In a more futuristic demo called "Reflex," Xbox reps took the idea even further. As we walked through a Tron-like level, we could raise the controller over our face to activate our shield, touch our temple to activate our X-ray vision, and duck out of the way to, well, duck out of the way. These are activities that make sense, that we might even reflexively do anyway while we game — I know I lean a little every time I try to dodge a bullet in Halo. With an always-on, always-watching, always-listening Kinect, our surroundings and our actions become part of the game.
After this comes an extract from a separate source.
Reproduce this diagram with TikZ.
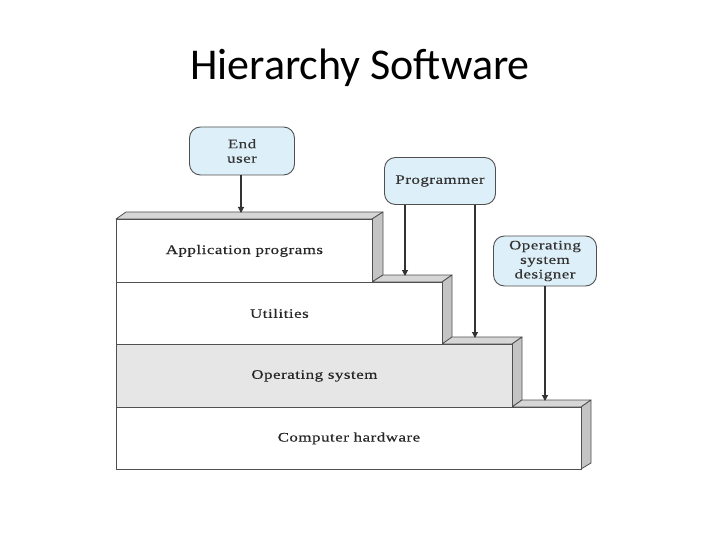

"We've exposed these reflexes to developers in a way that thinks of your spine as a thumbstick," I was told during the Xbox hardware demonstration. "We're able to bring natural, intuitive, instinctive Kinect input in a way that's thrilling even to the most hardcore gamers." Kinect may have more capabilities than ever, and more features than any developer seems to be currently using, but as we see developers continue to roll out their games in the coming months, Xbox One Kinect games will win big by thinking small.

Don't make me stand in front of my TV and wave my arms like a lunatic — know when I flinch, and do something about it.